I went on a road trip last week, but it wasn't to Shooterville, despite what my recent playlog might imply. Aside from a session or two each of Peace Walker and Titan Quest, it's been non-stop blasting and laughing.
I had never before played Counter-Strike, but I got into that last weekend and have been back a few times for a couple of rounds here and there. It's pretty hardcore, and it seems like it would be best with a squad of people who can communicate and know what they're doing. It's definitely fun, though, even for a total novice like myself.
I also got back into Team Fortress 2 to some extent, it having been a while and several big updates since I'd played last. That is a great game, maybe even the greatest game, if you consider the 120+ (read that again, for emphasis) updates that Valve has rolled out to it, making it a vastly different game from the one it started out as. Just play it and then go play the decrepit 360 version to see the incredibly stark contrast between the two. I almost wouldn't be surprised if one of the next updates to the game was just a title screen edit, changing the 2 to a 3.

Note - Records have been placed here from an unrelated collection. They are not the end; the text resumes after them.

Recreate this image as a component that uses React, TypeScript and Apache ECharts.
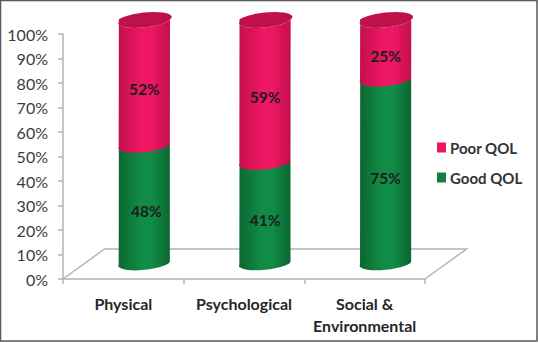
import React, { useEffect, useRef } from "react";
import * as echarts from "echarts";

const categories = ["Physical", "Psychological", "Social &\nEnvironmental"];
const goodQol = [48, 41, 75];
const poorQol = [52, 59, 25];
const goodName = "Good QOL";
const poorName = "Poor QOL";
const axisMax = 100;
const axisStep = 10;

const FONT = "Lato";
const DX = 21;
const DY = -14.5;
const RX = 25.5;
const RY = 6.5;
const TILT = 2.6;
const ROT = -5.8;

const shade = (edge: string, mid: string) => ({
  type: "linear", x: 0, y: 0, x2: 1, y2: 0,
  colorStops: [
    { offset: 0, color: edge },
    { offset: 0.45, color: mid },
    { offset: 0.65, color: mid },
    { offset: 1, color: edge },
  ],
});

const cylinder = (fill: any, capColor: string | null, flatTop: boolean) =>
  (_p: any, api: any) => {
    const [x0, y0] = api.coord([api.value(0), api.value(1)]);
    const [, y1] = api.coord([api.value(0), api.value(2)]);
    const cx = x0 + DX;
    const yb = y0 + DY;
    const yt = y1 + DY;
    const lx = cx - RX;
    const rx = cx + RX;
    const arc = `${RX} ${RY} ${ROT}`;
    const upper = flatTop
      ? `L ${rx} ${yt - TILT}`
      : `A ${arc} 0 0 ${rx} ${yt - TILT}`;
    const d = `M ${lx} ${yt + TILT} ${upper} L ${rx} ${yb - TILT} A ${arc} 0 1 ${lx} ${yb + TILT} Z`;
    const children: any[] = [
      { type: "path", shape: { pathData: d }, style: { fill, stroke: null } },
    ];
    if (capColor) {
      children.push({
        type: "path",
        shape: {
          pathData: `M ${lx} ${yt + TILT} A ${arc} 0 0 ${rx} ${yt - TILT} A ${arc} 0 0 ${lx} ${yt + TILT} Z`,
        },
        style: { fill: capColor, stroke: null },
      });
    }
    children.push({
      type: "text",
      style: {
        x: cx + (api.value(3) === 48 ? 2 : 0),
        y: (yb + yt) / 2 + 5.5,
        text: `${api.value(3)}%`,
        fill: "#1c1c1c",
        font: `bold 15.5px ${FONT}`,
        align: "center",
        verticalAlign: "middle",
      },
    });
    return { type: "group", children };
  };

const floor = (_p: any, api: any) => {
  const [x0, y0] = api.coord([0, 0]);
  const band = api.size([1, 0])[0];
  const x3 = x0 - band / 2 + band * categories.length;
  const xa = x0 - band / 2;
  const depthX = 41.5;
  const depthY = -30;
  return {
    type: "polyline",
    shape: {
      points: [
        [xa, y0],
        [xa + depthX, y0 + depthY],
        [x3 + depthX, y0 + depthY],
        [x3, y0],
      ],
    },
    style: { fill: null, stroke: "#b4b4b4", lineWidth: 1.5 },
    silent: true,
  };
};

const axisColor = "#b4b4b4";

export default function App() {
  const ref = useRef<HTMLDivElement>(null);
  useEffect(() => {
    document.body.style.margin = "0";
    const chart = echarts.init(ref.current!, undefined, { renderer: "svg" });
    chart.setOption({
      animation: false,
      backgroundColor: "#ffffff",
      grid: { left: 63, right: 113, top: 34, height: 245 },
      legend: {
        data: [poorName, goodName],
        orient: "vertical",
        left: 432,
        top: 135,
        itemWidth: 9,
        itemHeight: 10,
        itemGap: 15,
        icon: "rect",
        textStyle: { fontFamily: FONT, fontSize: 15, fontWeight: "bold", color: "#333333", padding: [0, 0, 0, -1] },
      },
      xAxis: {
        type: "category",
        data: categories,
        axisLine: { lineStyle: { color: axisColor, width: 1.5 } },
        axisTick: { show: true, length: 5, alignWithLabel: false, lineStyle: { color: axisColor, width: 1.5 } },
        axisLabel: {
          interval: 0, margin: 13, fontFamily: FONT, fontSize: 16, fontWeight: "bold",
          color: "#262626", lineHeight: 22,
        },
      },
      yAxis: {
        type: "value",
        min: 0,
        max: axisMax,
        interval: axisStep,
        splitLine: { show: false },
        axisLine: { show: true, lineStyle: { color: axisColor, width: 1.5 } },
        axisTick: { show: true, length: 5, lineStyle: { color: axisColor, width: 1.5 } },
        axisLabel: {
          formatter: "{value}%", margin: 15, fontFamily: FONT, fontSize: 16, color: "#3c3c3c",
        },
      },
      graphic: [
        {
          type: "rect",
          z: 100,
          shape: { x: 0.5, y: 0.5, width: 536.5, height: 340.5 },
          style: { fill: "none", stroke: "#595959", lineWidth: 1.5 },
          silent: true,
        },
      ],
      series: [
        {
          type: "custom",
          name: "floor",
          z: 1,
          silent: true,
          renderItem: floor,
          data: [[0, 0]],
          encode: { x: 0, y: 1 },
        },
        {
          type: "custom",
          name: goodName,
          z: 2,
          itemStyle: { color: "#0f8040" },
          renderItem: cylinder(shade("#0b6630", "#118c46"), null, true),
          encode: { x: 0, y: [1, 2] },
          data: categories.map((_, i) => [i, 0, goodQol[i], goodQol[i]]),
        },
        {
          type: "custom",
          name: poorName,
          z: 3,
          itemStyle: { color: "#e8175f" },
          renderItem: cylinder(shade("#c20f4c", "#ee1763"), "#bd1148", false),
          encode: { x: 0, y: [1, 2] },
          data: categories.map((_, i) => [i, goodQol[i], goodQol[i] + poorQol[i], poorQol[i]]),
        },
      ],
    });
    return () => chart.dispose();
  }, []);
  return <div ref={ref} style={{ position: "absolute", left: 0, top: 0, width: 538, height: 343 }} />;
}
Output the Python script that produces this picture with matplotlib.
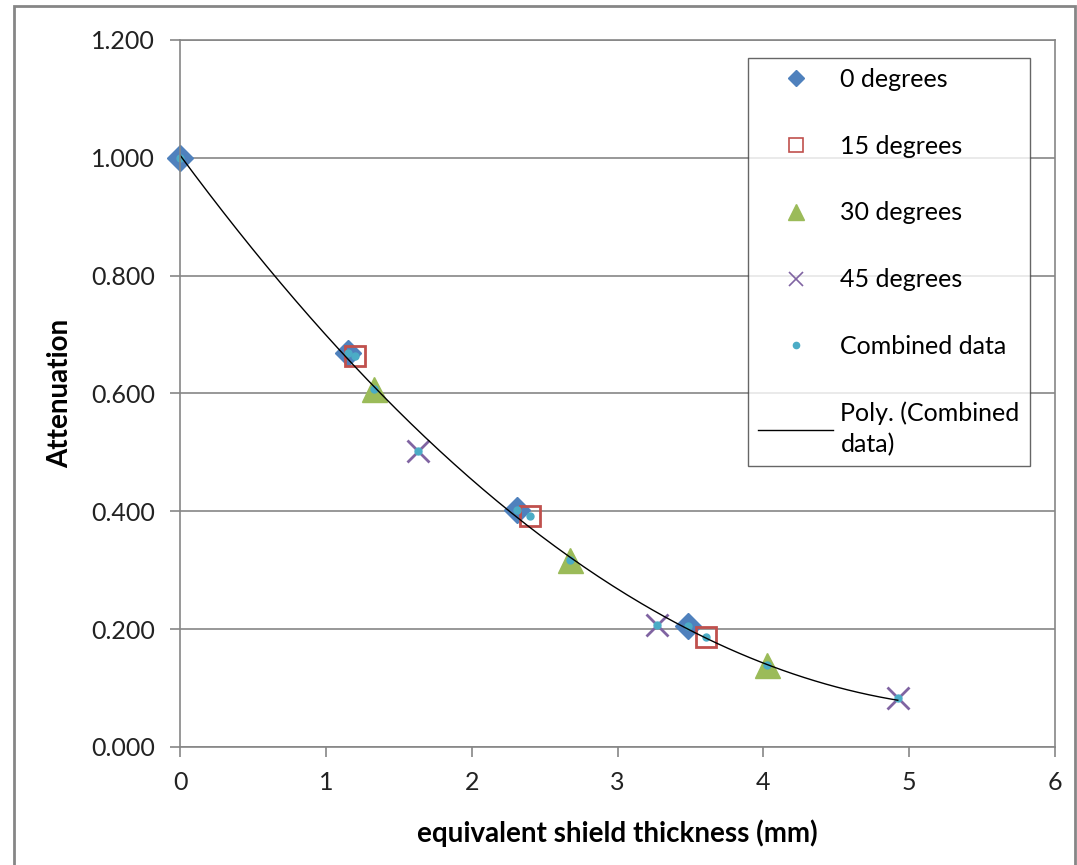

Finally, there has been a Steam sale going on to coincide with id's Quakecon, and a bunch of their games have been on sale. I picked up the original Quake for $2.49 in said sale, having a bunch of good memories of holidays at my grandparents' house playing the game with my uncle. Doom and Quake together comprise my introduction to FPS in the mid 90's, and together with a bit of Half-Life deathmatch at college in '99, pretty much the totality of my experience with the genre until 2007 when I bought a 360 and started playing Halo games and others. Aside from Morrowind and the odd oddity like Faceball 2000 or Drakkhen or Dr. Chaos, I hadn't even really played very many other games in first-person until the last few years.
Anyway, I think my Uncle and I had the shareware version of Quake back when it launched in '96, and I remember it being the first game where you could actually look and fire on the y-axis, or at least the first I'd ever seen (unless you could do that in Descent, which just sprung to mind). It was mind blowing and completely awesome at the time. The good news is that after a couple of tweaks to the resolution and enabling modern mouse look and WASD controls, the game holds up really well. I've spent about 3 hours with this version in the past two days, and already finished the first of the four episodes therein. It should go without saying, but with "always run" on and modern hardware, the game moves super fast and super smooth, almost never backing off 60fps (and even then probably due to software limitations). It feels like it wasn't balanced for the modern WASD and always on mouse look control scheme, and therefore kind of easy to romp through for someone used to modern shooters. These contemporary techniques feel almost like cheating, like bringing automatic weapons to fight against 11th century Crusaders.
Oh, and I almost forgot, I played a few hours of Minecraft over the weekend, too. I finally got the random world generator to give me a snow world, and set about mining out a huge rectangular section of it, and using the dug out blocks to build a huge wall between and over the hills nearby. It that sounds crazy, well, it is crazy.